First, participants played the “Ultimatum Game,” in which two players got to split an amount of money (for example, $10) if they could agree on how to split it. But if the “responder” rejects the offer, both players got nothing. A rational responder would accept any amount of money, Koenigs explained, because the alternative means getting nothing. That is how most of the prisoners played the game.
But people who had been diagnosed with primary psychopathy “reacted with anger to what they regarded as unfairly low offers.” They were much more likely to reject these offers, leading to both players losing everything.
Next, prisoners played the “Dictator Game.” In this game, the first player decided the split, and the responder had no choice in the matter. Thus, offers made in this game were seen as being determined by the players’ “pro-social emotions,” such as empathy and guilt. Again, the primary psychopaths made abnormally low offers compared with prisoners who were not psychopathic.
In both games, the reactions of the psychopaths closely mirror the responses of patients with damage to the vmPFC.
“While we have done this study before with vmPFC patients, it had never been done before with psychopaths,” Koenigs says.

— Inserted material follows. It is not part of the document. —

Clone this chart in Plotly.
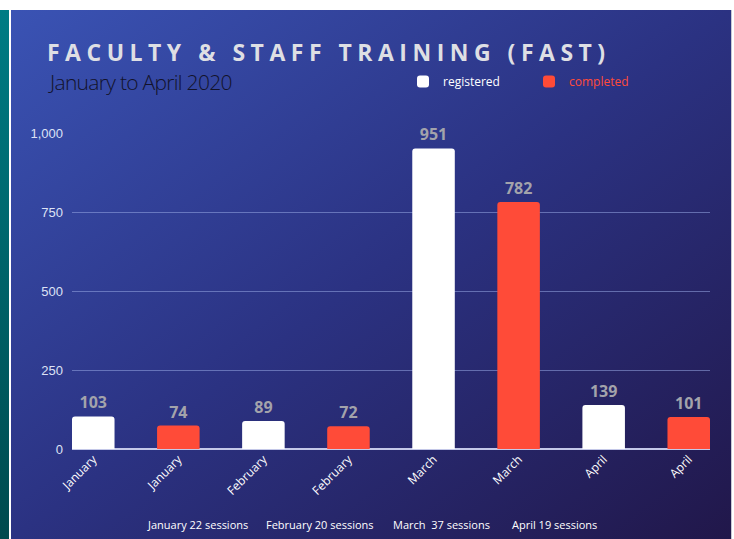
import base64
import plotly.graph_objects as go

# data
months = ["January", "February", "March", "April"]
registered = [103, 89, 951, 139]
completed = [74, 72, 782, 101]
session_notes = ["January 22 sessions", "February 20 sessions",
                 "March&nbsp; 37 sessions", "April 19 sessions"]
y_ticks = [0, 250, 500, 750, 1000]

W, H = 734, 539
L, R, T, B = 72, 24, 133, 90
pw, ph = W - L - R, H - T - B

# background: white frame, teal strip on the left, blue diagonal gradient
svg = f'''<svg xmlns="http://www.w3.org/2000/svg" width="{W}" height="{H}" viewBox="0 0 {W} {H}" preserveAspectRatio="none">
<defs>
<linearGradient id="bg" x1="0" y1="0" x2="1" y2="1">
<stop offset="0" stop-color="#3a53b4"/>
<stop offset="0.5" stop-color="#2b3282"/>
<stop offset="1" stop-color="#21174a"/>
</linearGradient>
<linearGradient id="tl" x1="0" y1="0" x2="0" y2="1">
<stop offset="0" stop-color="#007c84"/>
<stop offset="1" stop-color="#004a4e"/>
</linearGradient>
</defs>
<rect width="{W}" height="{H}" fill="#ffffff"/>
<rect x="0" y="10" width="9" height="{H - 10}" fill="url(#tl)"/>
<rect x="11" y="10" width="720" height="{H - 10}" fill="url(#bg)"/>
<rect x="731" y="10" width="1" height="{H - 10}" fill="#c8c8d4"/>
</svg>'''
bg_src = "data:image/svg+xml;base64," + base64.b64encode(svg.encode()).decode()


def px(x):
    return (x - L) / pw


def py(y):
    return (H - B - y) / ph


x_reg = [2 * i for i in range(len(months))]
x_comp = [2 * i + 1 for i in range(len(months))]
tick_text = []
for m in months:
    tick_text += [m, m]

fig = go.Figure()
fig.add_trace(go.Bar(
    x=x_reg, y=registered, name="registered", width=0.5,
    marker=dict(color="#ffffff", cornerradius=3, line=dict(width=0)),
    text=registered, textposition="outside", cliponaxis=False, constraintext="none",
    textfont=dict(color="#a3a3ab", size=16, family="Open Sans", weight="bold"),
))
fig.add_trace(go.Bar(
    x=x_comp, y=completed, name='<span style="color:#ff4b3a">completed</span>', width=0.5,
    marker=dict(color="#ff4b38", cornerradius=3, line=dict(width=0)),
    text=completed, textposition="outside", cliponaxis=False, constraintext="none",
    textfont=dict(color="#a3a3ab", size=16, family="Open Sans", weight="bold"),
))

fig.update_layout(
    width=W, height=H,
    margin=dict(l=L, r=R, t=T, b=B, pad=0),
    paper_bgcolor="#ffffff",
    plot_bgcolor="rgba(0,0,0,0)",
    barmode="overlay",
    showlegend=True,
    legend=dict(orientation="h", xref="container", yref="container",
                x=403 / W, y=1 - 67 / H, xanchor="left", yanchor="top",
                font=dict(color="#ffffff", size=12, family="Open Sans"),
                bgcolor="rgba(0,0,0,0)", entrywidth=81, entrywidthmode="pixels",
                traceorder="normal"),
    images=[dict(source=bg_src, xref="paper", yref="paper", x=px(0), y=py(0),
                 sizex=W / pw, sizey=H / ph, xanchor="left", yanchor="top",
                 sizing="stretch", layer="below")],
    xaxis=dict(range=[-0.25, 7.25], tickvals=list(range(8)), ticktext=tick_text,
               tickangle=-45, showgrid=False, zeroline=False, showline=False,
               tickfont=dict(color="#ffffff", size=12, family="Open Sans")),
    yaxis=dict(range=[0, 1000], tickvals=y_ticks, tickformat=",", showgrid=True,
               gridcolor="rgba(150,165,225,0.55)", gridwidth=1,
               zeroline=True, zerolinecolor="#c4c8e8", zerolinewidth=1.5,
               ticklabelstandoff=8,
               tickfont=dict(color="#dde2f5", size=13, family="Liberation Sans")),
)

fig.add_annotation(
    text='<span style="letter-spacing:5.5px">FACULTY &amp; STAFF TRAINING (FAST)</span>',
    xref="paper", yref="paper", x=px(45), y=py(52), xanchor="left", yanchor="middle",
    showarrow=False, font=dict(color="#dedfe4", size=23, family="Open Sans", weight="bold"))
fig.add_annotation(
    text='<span style="letter-spacing:-0.7px">January to April 2020</span>',
    xref="paper", yref="paper", x=px(46), y=py(82), xanchor="left", yanchor="middle",
    showarrow=False, font=dict(color="#12122a", size=21, family="Open Sans", weight=300))

note_x = [197, 320, 441, 554]
for t, xc in zip(session_notes, note_x):
    fig.add_annotation(text=t, xref="paper", yref="paper", x=px(xc), y=py(524),
                       xanchor="center", yanchor="middle", showarrow=False,
                       font=dict(color="#ffffff", size=11, family="Open Sans"))

# page margin off so the figure sits at the window's top-left corner
fig.write_html("out.html", config={"displayModeBar": False},
               post_script="document.body.style.margin='0';")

Interestingly, the economic decision-making game also pointed out a sharp difference between primary psychopaths – who have an innate dysfunction with their ability to feel the pain of others – and secondary psychopaths, whose dysfunction seems to be rooted in abusive childhoods, drug use or other social factors.
“Primary psychopaths are just not wired to feel guilt and shame,” Koenigs says. “Primary psychopathy allows you to do horrible or thoughtless things to others to achieve your goals.”